Ansa cervicalis as a variant of spinal accessory nerve plexus: a case report.
MetadataShow full item record
The ansa cervicalis is a neural loop in the neck formed by the union of two main nerve roots, namely superior and inferior roots, derived from ventral rami of the cervical nerves. With the expanding use of the ansa cervicalis for reinnervation procedures and the fact that it is located in the vicinity of major nerves and vessels of the neck, knowledge of the topography and morphology of this loop is quite necessary in the modern era. Any variation in the course, contributing roots or branching pattern of the ansa cervicalis, potentially alters and perhaps complicates the course of the procedures involving this nerve such as neurorrhaphy, skull base surgery, neck dissection, and anterior cervical spinal approach.
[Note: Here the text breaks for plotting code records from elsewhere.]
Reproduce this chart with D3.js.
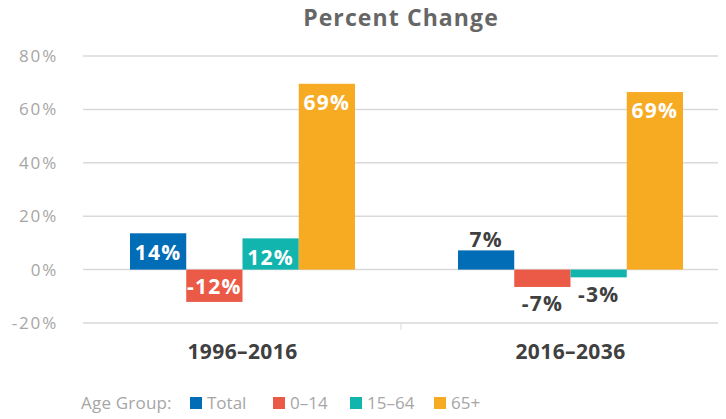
<!DOCTYPE html>
<html lang="en">
<head>
    <meta charset="UTF-8">
    <title>Percent Change</title>
    <script src="https://d3js.org/d3.v7.min.js"></script>
    <style>
        body { margin: 0; background: #fff; }
        svg { display: block; font-family: "Open Sans", sans-serif; }
    </style>
</head>
<body>
    <div id="chart"></div>

    <script>
        const width = 726;
        const height = 419;

        // data
        const periods = ["1996\u20132016", "2016\u20132036"];
        const groups = ["Total", "0\u201314", "15\u201364", "65+"];
        const colors = ["#006db6", "#eb5a47", "#11b5ae", "#f7ab22"];
        const values1996 = [13.6, -12.1, 11.7, 69.6];
        const values2016 = [7.2, -6.5, -2.9, 66.5];
        const labels1996 = ["14%", "-12%", "12%", "69%"];
        const labels2016 = ["7%", "-7%", "-3%", "69%"];
        const yTicks = [-20, 0, 20, 40, 60, 80];

        const series = [
            { period: periods[0], values: values1996, labels: labels1996 },
            { period: periods[1], values: values2016, labels: labels2016 }
        ];

        const svg = d3.select("#chart")
                      .append("svg")
                      .attr("width", width)
                      .attr("height", height);

        const gridLeft = 83, gridRight = 718;

        const y = d3.scaleLinear().domain([-20, 80]).range([323, 56]);

        const x0 = d3.scaleBand()
                     .domain(periods)
                     .range([78.5, 734.5])
                     .paddingInner(0.314)
                     .paddingOuter(0.157);

        const x1 = d3.scaleBand()
                     .domain(groups)
                     .range([0, x0.bandwidth()]);

        const color = d3.scaleOrdinal().domain(groups).range(colors);

        // title
        svg.append("text")
           .attr("x", 401)
           .attr("y", 26)
           .attr("text-anchor", "middle")
           .style("font-size", "23px")
           .style("font-weight", "bold")
           .style("letter-spacing", "1.1px")
           .style("fill", "#666")
           .text("Percent Change");

        // gridlines + y labels
        const yAxis = svg.append("g");
        yAxis.selectAll("line")
             .data(yTicks)
             .enter()
             .append("line")
             .attr("x1", gridLeft)
             .attr("x2", gridRight)
             .attr("y1", d => y(d))
             .attr("y2", d => y(d))
             .style("stroke", "#d9d9d9")
             .style("stroke-width", 1.5);

        yAxis.selectAll("text")
             .data(yTicks)
             .enter()
             .append("text")
             .attr("x", 58)
             .attr("y", d => y(d))
             .attr("dy", "0.35em")
             .attr("text-anchor", "end")
             .style("font-size", "17px")
             .style("letter-spacing", "1.8px")
             .style("fill", "#a6a6a6")
             .text(d => d + "%");

        // divider tick between the two periods
        svg.append("line")
           .attr("x1", 401).attr("x2", 401)
           .attr("y1", y(-20)).attr("y2", y(-20) + 7)
           .style("stroke", "#d9d9d9");

        // period labels
        svg.selectAll(".period")
           .data(periods)
           .enter()
           .append("text")
           .attr("class", "period")
           .attr("x", d => x0(d) + x0.bandwidth() / 2)
           .attr("y", 352)
           .attr("dy", "0.35em")
           .attr("text-anchor", "middle")
           .style("font-size", "21px")
           .style("font-weight", "bold")
           .style("letter-spacing", "0.4px")
           .style("fill", "#404040")
           .text(d => d);

        // bars
        const periodG = svg.selectAll(".grp")
                           .data(series)
                           .enter()
                           .append("g")
                           .attr("transform", d => `translate(${x0(d.period)},0)`);

        const cells = periodG.selectAll("g")
                             .data(d => groups.map((g, i) => ({ group: g, value: d.values[i], label: d.labels[i] })))
                             .enter()
                             .append("g");

        cells.append("rect")
             .attr("x", d => x1(d.group))
             .attr("width", x1.bandwidth())
             .attr("y", d => y(Math.max(0, d.value)))
             .attr("height", d => Math.abs(y(d.value) - y(0)))
             .style("fill", d => color(d.group));

        cells.append("text")
             .attr("x", d => x1(d.group) + x1.bandwidth() / 2)
             .attr("y", d => {
                 const inside = Math.abs(d.value) > 10;
                 if (d.value >= 0) return inside ? y(d.value) + 19 : y(d.value) - 11;
                 return inside ? y(d.value) - 15 : y(d.value) + 17;
             })
             .attr("dy", "0.35em")
             .attr("text-anchor", "middle")
             .style("font-size", "21px")
             .style("font-weight", "bold")
             .style("letter-spacing", "1.2px")
             .style("fill", d => Math.abs(d.value) > 10 ? "#fff" : "#404040")
             .text(d => d.label);

        // legend
        const legend = svg.append("g").attr("transform", "translate(0,403)");
        legend.append("text")
              .attr("x", 81)
              .attr("dy", "0.35em")
              .style("font-size", "17px")
              .style("letter-spacing", "0.2px")
              .style("fill", "#a6a6a6")
              .text("Age Group:");

        const legendX = [190, 273, 350, 434];
        const items = legend.selectAll(".item")
                            .data(groups)
                            .enter()
                            .append("g")
                            .attr("transform", (d, i) => `translate(${legendX[i]},0)`);
        items.append("rect")
             .attr("y", -6)
             .attr("width", 12)
             .attr("height", 12)
             .style("fill", d => color(d));
        items.append("text")
             .attr("x", 17)
             .attr("dy", "0.35em")
             .style("font-size", "17px")
             .style("fill", "#a6a6a6")
             .text(d => d);
    </script>
</body>
</html>
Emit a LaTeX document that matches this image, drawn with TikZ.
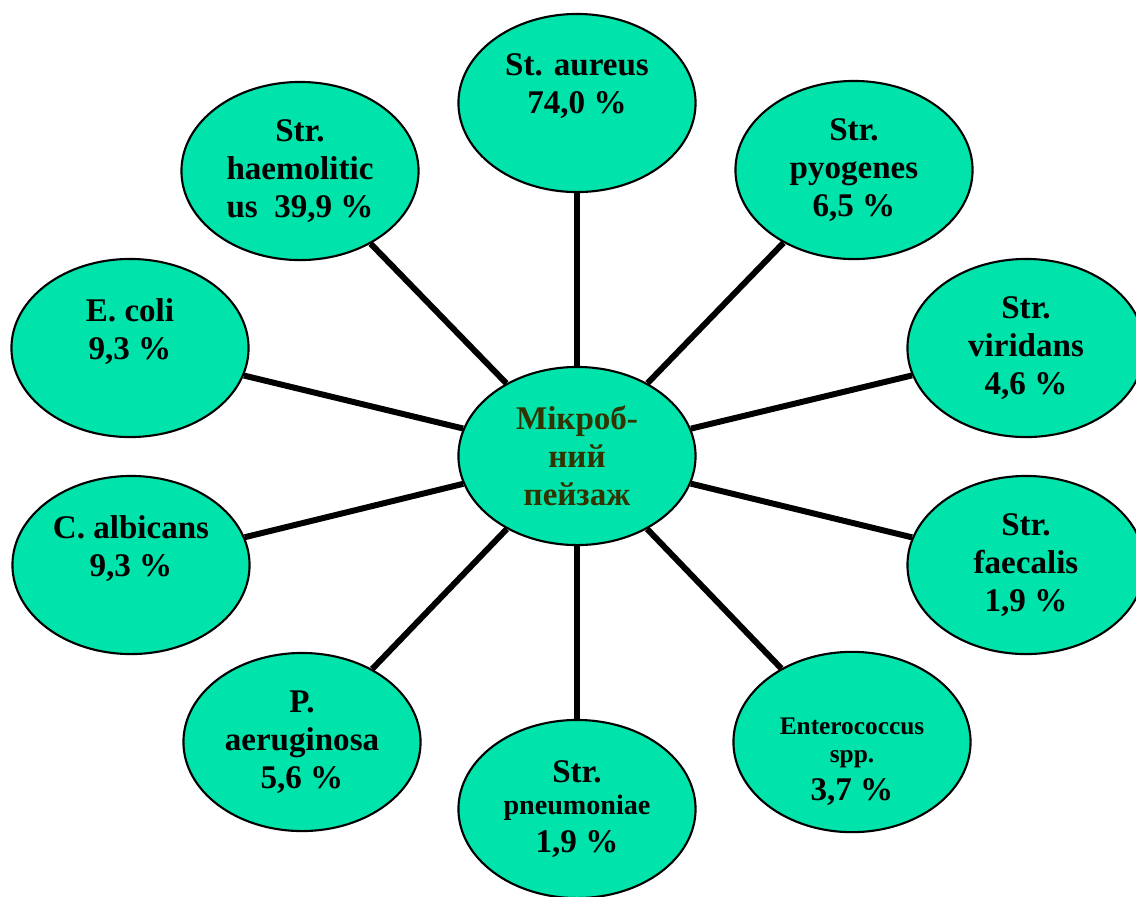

Here, we present an unusual case of an ansa cervicalis encountered upon routine dissection of an adult male cadaver. In this case, the inferior root of the ansa cervicalis was formed by the joining of two rootlets, one originating from spinal accessory nerve and the other from a branch of the cervical plexus to the sternocleidomastoid muscle. The fibers traversing the branch of spinal accessory nerve were derived from the first segments of the cervical spinal cord. This case demonstrates a variant of the spinal accessory nerve plexus that contributed to the formation of the ansa cervicalis. Review of the literature was performed to reveal the possible clinical aspects of this anatomical variation.